Among the most common and lazy assertions of the hour is that these cuts will only roll back the size of the state to where it was in the middle of the last decade. That takes no account of growing pressures on public services, notably ageing, nor of the uneven meting out of the pain. Health is relatively protected, for instance; but that means spending on public order and safety being slashed back to the same absolute level as in 1999, and a far smaller slice of the economy. And in local government, where the avowedly localist coalition has directed some of the biggest cuts of all, IFS analysis shows that it is administrations in urban and poor areas that are going to take the greatest pain. Those Conservative shires will get off comparatively lightly. Funny, that.
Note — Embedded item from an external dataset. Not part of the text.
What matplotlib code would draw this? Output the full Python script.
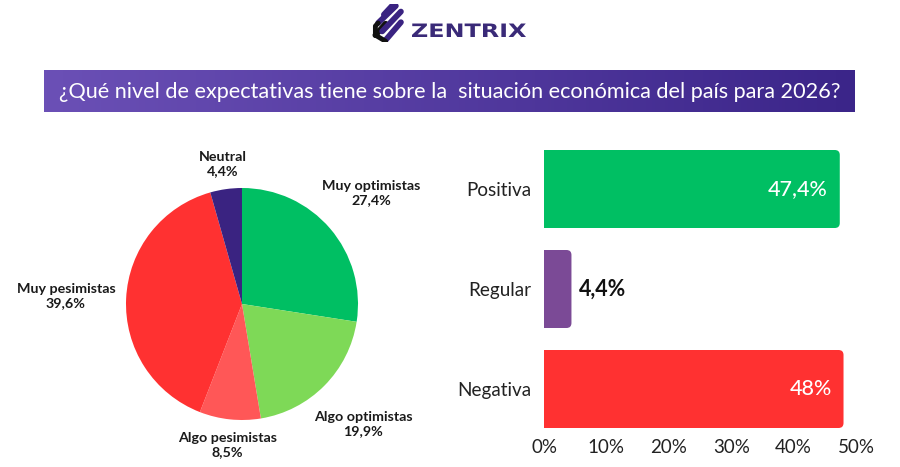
import numpy as np
import matplotlib
matplotlib.use("Agg")
import matplotlib.pyplot as plt
from matplotlib.patches import FancyBboxPatch, PathPatch
from matplotlib.colors import LinearSegmentedColormap
from matplotlib.textpath import TextPath
from matplotlib.font_manager import FontProperties
from matplotlib.transforms import Affine2D, IdentityTransform

# pie data
pie_labels = ["Muy optimistas", "Algo optimistas", "Algo pesimistas", "Muy pesimistas", "Neutral"]
pie_values = [27.4, 19.9, 8.5, 39.6, 4.4]
pie_text = ["27,4%", "19,9%", "8,5%", "39,6%", "4,4%"]
pie_colors = ["#00bf63", "#7ed957", "#ff5757", "#ff3131", "#3a2381"]
label_dist = [1.47, 1.47, 1.22, 1.52, 1.22]

# bar data
bar_cats = ["Positiva", "Regular", "Negativa"]
bar_values = [47.4, 4.4, 48.0]
bar_text = ["47,4%", "4,4%", "48%"]
bar_colors = ["#00bf63", "#7b4a96", "#ff3131"]
x_ticks = [0, 10, 20, 30, 40, 50]

title = "¿Qué nivel de expectativas tiene sobre la  situación económica del país para 2026?"

W, H = 900, 467
fig = plt.figure(figsize=(W / 100, H / 100), dpi=100)
fig.patch.set_facecolor("white")


def px_axes(x0, y0, x1, y1):
    # axes from pixel box (top-left origin)
    return fig.add_axes([x0 / W, 1 - y1 / H, (x1 - x0) / W, (y1 - y0) / H])


# ---- logo ----
lax = px_axes(372, 4, 406, 42)
lax.set_xlim(0, 1)
lax.set_ylim(0, 1)
lax.axis("off")
for (x0, y0, x1, y1, c) in [(0.35, 0.72, 0.62, 0.98, "#3a2381"),
                            (0.18, 0.50, 0.70, 0.95, "#3a2381"),
                            (0.10, 0.18, 0.40, 0.48, "#111111"),
                            (0.30, 0.28, 0.85, 0.80, "#3a2381"),
                            (0.40, 0.05, 0.85, 0.52, "#3a2381")]:
    lax.plot([x0, x1], [y0, y1], color=c, lw=4.2, solid_capstyle="round")
lax.plot([0.18, 0.10, 0.10, 0.40], [0.50, 0.42, 0.18, 0.02], color="#111111", lw=3.5,
         solid_capstyle="round", solid_joinstyle="round")

# wide logo lettering, stretched horizontally
tp = TextPath((0, 0), "ZENTRIX", size=100, prop=FontProperties(family="DejaVu Sans", weight="semibold"))
bb = tp.get_extents()
sy = 13.5 / 73.0
sx = 114 / bb.width
logo_tr = Affine2D().translate(-bb.x0, 0).scale(sx, sy).translate(412, H - 37) + IdentityTransform()
fig.patches.append(PathPatch(tp, transform=logo_tr, facecolor="#3a2a78", edgecolor="none"))

# ---- title banner ----
bax = px_axes(44, 70, 855, 112)
grad = np.linspace(0, 1, 256).reshape(1, -1)
cmap = LinearSegmentedColormap.from_list("ban", ["#6b50b6", "#3b2589"])
bax.imshow(grad, aspect="auto", cmap=cmap, extent=(0, 1, 0, 1))
bax.set_xlim(0, 1)
bax.set_ylim(0, 1)
bax.axis("off")
bax.text(0.5, 0.48, title, color="white", fontsize=15.6, family="Lato",
         ha="center", va="center")

# ---- pie ----
pax = px_axes(126, 188, 358, 420)
wedges, _ = pax.pie(pie_values, colors=pie_colors, startangle=90, counterclock=False,
                    radius=1, wedgeprops=dict(linewidth=0))
pax.set_xlim(-1, 1)
pax.set_ylim(-1, 1)
pax.set_aspect("equal")
for w, name, txt, d in zip(wedges, pie_labels, pie_text, label_dist):
    ang = np.deg2rad((w.theta1 + w.theta2) / 2)
    pax.text(d * np.cos(ang), d * np.sin(ang), name + "\n" + txt, ha="center", va="center",
             fontsize=10.3, family="Lato", fontweight="bold", color="#1a1a1a",
             linespacing=1.2)

# ---- bars ----
ax = px_axes(544, 139, 856, 439)
ypos = np.arange(len(bar_cats))
bars = ax.barh(ypos, bar_values, height=0.78, color="none")
ax.set_xlim(0, 50)
ax.set_ylim(2.5, -0.5)
rx = 0.8
asp = (3 / 300) / (50 / 312)
for b, c in zip(bars, bar_colors):
    x, y, w, h = b.get_x(), b.get_y(), b.get_width(), b.get_height()
    ax.add_patch(FancyBboxPatch((x - rx * 2, y), w + rx * 2, h,
                                boxstyle=f"round,pad=0,rounding_size={rx}",
                                mutation_aspect=asp, facecolor=c, edgecolor="none"))
for i, (v, t) in enumerate(zip(bar_values, bar_text)):
    if v > 10:
        ax.text(v - 1.9, i, t, color="white", fontsize=15.5, family="Lato",
                fontweight="medium", ha="right", va="center")
    else:
        ax.text(v + 1.2, i, t, color="#111111", fontsize=15.5, family="Lato",
                fontweight="bold", ha="left", va="center")
ax.set_yticks(ypos)
ax.set_yticklabels(bar_cats, fontsize=13.6, family="Lato", color="#222222")
ax.set_xticks(x_ticks)
ax.set_xticklabels([f"{t}%" for t in x_ticks], fontsize=13.5, family="Lato", color="#222222")
ax.tick_params(length=0)
ax.tick_params(axis="y", pad=9)
ax.tick_params(axis="x", pad=0)
for s in ax.spines.values():
    s.set_visible(False)

fig.savefig("out.png", dpi=100)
The implementation point here is simple, yet deserves spelling out. Just after taking office, ministers spent so long talking about the need for a credible deficit-reduction plan that many in politics and the media assumed that Mr Osborne's confidently delivered strategy was credible. Looking at the green budget, however, it looks far from deliverable.

What about solutions? Here, the IFS is dismayingly quiet. Researchers concede that there is room for a small and temporary cut in VAT or in national insurance contributions, but worry that doing much more will simply scare bond markets. In that respect, they sound strikingly similar to their colleagues at the OECD and the IMF, all of whom recognise that the world economy is at one of its most frightening junctures in modern history and yet dare not tick off governments (who pay many of their bills) by suggesting policies commensurate with the situation. This is the 1937 crisis all over again, only without Keynes.

The debacle may be new and devastating, but much of the current thinking is old and timid. To take one example: economists still treat fiscal and monetary policies as though they are cleaved by a wall. But quantitative easing punches a massive hole in that wall. The Bank of England has already bought nearly £275bn of bonds from the government and will probably announce next week that it will buy another £75bn. Why is that money going into the banking system rather than into building roads, rail and homes? Such projects have never been cheaper to fund; they would provide jobs instantly; and permanently expand economic capacity. So what's stopping us?